Matthew Barnett comments on Language models seem to be much better than humans at next-token prediction

Matthew Barnett 11 Aug 2022 23:49 UTC
LW: 5 AF: 3
0
AF
Building on this comment, I think it might be helpful for readers to make a few distinctions in their heads:
- “True entropy of internet text” refers to the entropy rate (measured in bits per character, or bits per byte) of English text, in the limit of perfect prediction abilities.
  
  Operationally, if one developed a language model such that the cross entropy between internet text and the model was minimized to the maximum extent theoretically possible, the cross entropy score would be equal to the “true” entropy of internet text. By definition, scaling laws dictate that it takes infinite computation to train a model to reach this cross entropy score. This quantity depends on the data distribution, and is purely a hypothetical (though useful) abstraction.

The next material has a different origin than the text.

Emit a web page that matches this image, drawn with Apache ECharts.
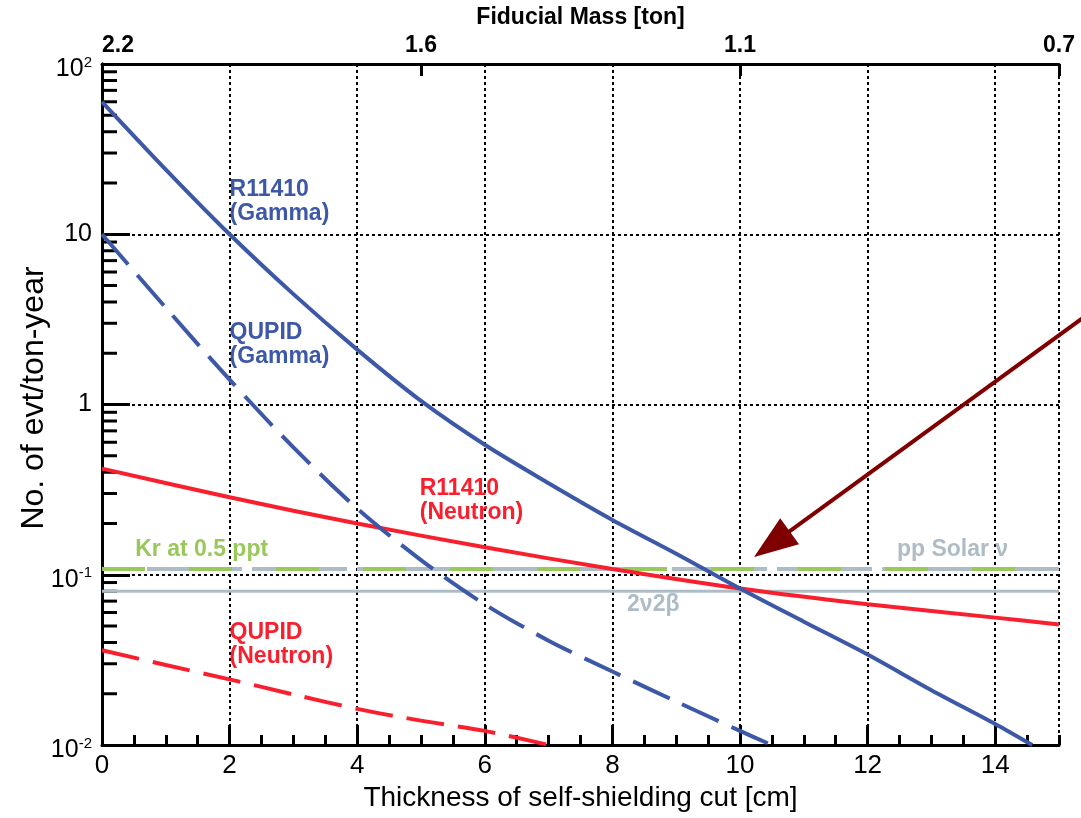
<!DOCTYPE html>
<html>
<head>
<meta charset="utf-8">
<script src="https://cdn.jsdelivr.net/npm/echarts@6/dist/echarts.min.js"></script>
<style>
  html, body { margin: 0; padding: 0; background: #ffffff; }
  #chart { width: 1081px; height: 818px; }
</style>
</head>
<body>
<div id="chart"></div>
<script>
// Background rate (evt/ton-year) against thickness of the self-shielding cut (cm)
const r11410GammaX = [0, 1, 2, 3, 4, 5, 6, 7, 8, 9, 10, 11, 12, 13, 14, 14.58];
const r11410GammaY = [60, 24, 10, 4.45, 2.1, 1.05, 0.58, 0.345, 0.21, 0.133, 0.083, 0.053, 0.034, 0.021, 0.0133, 0.01];

const qupidGammaX = [0, 1, 2, 3, 4, 5, 6, 7, 8, 9, 10, 10.5];
const qupidGammaY = [10, 3.7, 1.4, 0.56, 0.245, 0.122, 0.067, 0.041, 0.027, 0.018, 0.0121, 0.01];

const r11410NeutronX = [0, 2, 4, 6, 8, 10, 12, 14, 15];
const r11410NeutronY = [0.42, 0.285, 0.2, 0.145, 0.108, 0.083, 0.067, 0.056, 0.051];

const qupidNeutronX = [0, 1, 2, 3, 4, 5, 6, 7];
const qupidNeutronY = [0.036, 0.0295, 0.0243, 0.0198, 0.0163, 0.0139, 0.0121, 0.0100];

// Flat reference levels across the whole range
const levelX = [0, 15];
const krLevel = 0.108;
const ppSolarLevel = 0.108;
const twoNuTwoBetaLevel = 0.08;

// Top axis: fiducial mass for a given cut
const massTicks = [0, 5, 10, 15];
const massLabels = ['2.2', '1.6', '1.1', '0.7'];

// Left axis decade labels
const yTickValues = [0.01, 0.1, 1, 10, 100];
const yTickBase = ['10', '10', '1', '10', '10'];
const yTickExp = ['-2', '-1', '', '', '2'];

// Log minor tick values
const yMinorTicks = [];
[0.01, 0.1, 1, 10].forEach(d => { for (let k = 2; k <= 9; k++) yMinorTicks.push(+(d * k).toPrecision(3)); });

// Annotation text anchors (data coordinates: left edge, vertical centre)
const notes = [
  { text: 'R11410\n(Gamma)',   x: 2.0,   y: 15.5,   color: '#3d58a7' },
  { text: 'QUPID\n(Gamma)',    x: 2.0,   y: 2.24,   color: '#3d58a7' },
  { text: 'R11410\n(Neutron)', x: 4.98,  y: 0.271,  color: '#f8202e' },
  { text: 'QUPID\n(Neutron)',  x: 2.0,   y: 0.0386, color: '#f8202e' },
  { text: 'Kr at 0.5 ppt',     x: 0.52,  y: 0.14,   color: '#98c95a' },
  { text: 'pp Solar \u03bd',   x: 12.46, y: 0.14,   color: '#aebcc6' },
  { text: '2\u03bd2\u03b2',    x: 8.23,  y: 0.0664, color: '#aebcc6' }
];

// Pointer arrow: tail and tip in data coordinates
const arrowTail = [15.5, 3.49];
const arrowTip = [10.22, 0.127];

const FONT = 'Liberation Sans';
const BLUE = '#3d58a7';
const RED = '#f8202e';
const GREEN = '#98c95a';
const GREY = '#aebcc6';

const pairs = (xs, ys) => xs.map((x, i) => [x, ys[i]]);
const gridDots = { show: true, lineStyle: { color: '#000', width: 2, type: [3, 3] } };

const chart = echarts.init(document.getElementById('chart'), null, { renderer: 'canvas' });

chart.setOption({
  backgroundColor: '#ffffff',
  animation: false,
  grid: { left: 102, right: 22, top: 64, bottom: 73 },
  xAxis: [
    {
      type: 'value', position: 'bottom', min: 0, max: 15, interval: 2,
      name: 'Thickness of self-shielding cut [cm]', nameLocation: 'middle', nameGap: 34,
      nameTextStyle: { fontFamily: FONT, fontSize: 28, color: '#000' },
      axisLine: { lineStyle: { color: '#000', width: 3 } },
      axisTick: { inside: true, length: 20, lineStyle: { color: '#000', width: 3 } },
      axisLabel: { fontFamily: FONT, fontSize: 26, color: '#000', margin: 8, showMaxLabel: false },
      splitLine: gridDots
    },
    {
      type: 'value', position: 'bottom', min: 0, max: 15, interval: 0.5,
      axisLine: { show: false },
      axisTick: { inside: true, length: 10, lineStyle: { color: '#000', width: 3 } },
      axisLabel: { show: false },
      splitLine: { show: false }
    },
    {
      type: 'value', position: 'top', min: 0, max: 15, interval: 5,
      name: 'Fiducial Mass [ton]', nameLocation: 'middle', nameGap: 31,
      nameTextStyle: { fontFamily: FONT, fontSize: 23, fontWeight: 'bold', color: '#000' },
      axisLine: { lineStyle: { color: '#000', width: 3 } },
      axisTick: { inside: true, length: 12, lineStyle: { color: '#000', width: 3 } },
      axisLabel: {
        fontFamily: FONT, fontSize: 23, fontWeight: 'bold', color: '#000', margin: 7,
        alignMinLabel: 'left',
        formatter: v => { const i = massTicks.indexOf(v); return i >= 0 ? massLabels[i] : ''; }
      },
      splitLine: { show: false }
    }
  ],
  yAxis: [
    {
      type: 'log', logBase: 10, min: 0.01, max: 100, position: 'left',
      axisLine: { lineStyle: { color: '#000', width: 3 } },
      axisTick: { inside: true, length: 28, lineStyle: { color: '#000', width: 3 } },
      axisLabel: {
        margin: 10,
        formatter: v => {
          const i = yTickValues.findIndex(t => Math.abs(Math.log10(t) - Math.log10(v)) < 1e-6);
          if (i < 0) return '';
          return yTickExp[i]
            ? '{g| }\n{b|' + yTickBase[i] + '}{s|' + yTickExp[i] + '}'
            : '{b|' + yTickBase[i] + '}';
        },
        rich: {
          g: { fontSize: 1, lineHeight: 10 },
          b: { fontFamily: FONT, fontSize: 25, color: '#000', lineHeight: 28 },
          s: { fontFamily: FONT, fontSize: 15, color: '#000', lineHeight: 16, verticalAlign: 'top' }
        }
      },
      splitLine: gridDots
    },
    {
      type: 'log', logBase: 10, min: 0.01, max: 100, position: 'right',
      axisLine: { show: true, lineStyle: { color: '#000', width: 3 } },
      axisTick: { show: false }, axisLabel: { show: false }, splitLine: { show: false }
    }
  ],
  series: [
    {
      name: 'y minor ticks', type: 'custom', xAxisIndex: 0, yAxisIndex: 0, silent: true, clip: false,
      data: yMinorTicks.map(v => [0, v]),
      renderItem: (params, api) => {
        const p = api.coord([api.value(0), api.value(1)]);
        return { type: 'line', shape: { x1: p[0], y1: p[1], x2: p[0] + 15, y2: p[1] },
                 style: { stroke: '#000', lineWidth: 3 } };
      }
    },
    {
      name: '2v2b', type: 'line', data: pairs(levelX, [twoNuTwoBetaLevel, twoNuTwoBetaLevel]),
      showSymbol: false, lineStyle: { color: GREY, width: 3 }
    },
    {
      name: 'pp Solar', type: 'line', data: pairs(levelX, [ppSolarLevel, ppSolarLevel]),
      showSymbol: false, lineStyle: { color: GREY, width: 4, type: [95, 10], dashOffset: 60 }
    },
    {
      name: 'Kr 0.5 ppt', type: 'line', data: pairs(levelX, [krLevel, krLevel]),
      showSymbol: false, lineStyle: { color: GREEN, width: 4, type: [43, 44] }
    },
    {
      name: 'R11410 Neutron', type: 'line', data: pairs(r11410NeutronX, r11410NeutronY),
      showSymbol: false, smooth: 0.3, lineStyle: { color: RED, width: 4 }
    },
    {
      name: 'QUPID Neutron', type: 'line', data: pairs(qupidNeutronX, qupidNeutronY),
      showSymbol: false, smooth: 0.3, lineStyle: { color: RED, width: 4, type: [38, 14] }
    },
    {
      name: 'QUPID Gamma', type: 'line', data: pairs(qupidGammaX, qupidGammaY),
      showSymbol: false, smooth: 0.3, lineStyle: { color: BLUE, width: 4, type: [40, 14] }
    },
    {
      name: 'R11410 Gamma', type: 'line', data: pairs(r11410GammaX, r11410GammaY),
      showSymbol: false, smooth: 0.3, lineStyle: { color: BLUE, width: 4 }
    }
  ]
});

// Annotations and arrow placed through the chart's own coordinate system
const toPx = d => chart.convertToPixel({ xAxisIndex: 0, yAxisIndex: 0 }, d);
const graphics = notes.map(n => {
  const p = toPx([n.x, n.y]);
  return {
    type: 'text', x: p[0], y: p[1], silent: true,
    style: {
      text: n.text, fill: n.color, font: 'bold 23px "' + FONT + '"',
      lineHeight: 24, align: 'left', verticalAlign: 'middle'
    }
  };
});

const tail = toPx(arrowTail);
const tip = toPx(arrowTip);
const dx = tip[0] - tail[0], dy = tip[1] - tail[1];
const len = Math.hypot(dx, dy);
const ux = dx / len, uy = dy / len;
const headLen = 44, headHalf = 16;
const bx = tip[0] - ux * headLen, by = tip[1] - uy * headLen;
graphics.push({
  type: 'line', silent: true,
  shape: { x1: tail[0], y1: tail[1], x2: bx + ux * 4, y2: by + uy * 4 },
  style: { stroke: '#7f0000', lineWidth: 4 }
});
graphics.push({
  type: 'polygon', silent: true,
  shape: { points: [[tip[0], tip[1]], [bx - uy * headHalf, by + ux * headHalf], [bx + uy * headHalf, by - ux * headHalf]] },
  style: { fill: '#7f0000' }
});

// Rotated left-axis title
graphics.push({
  type: 'text', x: 34, y: 398, rotation: Math.PI / 2, silent: true,
  style: { text: 'No. of evt/ton-year', fill: '#000', font: '32px "' + FONT + '"', align: 'center', verticalAlign: 'middle' }
});

chart.setOption({ graphic: graphics });
</script>
</body>
</html>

- “Human-level perplexity” refers to perplexity associated with humans tested on the predict-the-next-token task. Perplexity, in this context, is defined as two raised to the power of the cross entropy between internet text, and a model.
- “Human-level performance” refers to a level of performance such that a model is doing “about as well as a human”. This term is ambiguous, but is likely best interpreted as a level of perplexity between the “true perplexity” and “human-level perplexity” (as defined previously).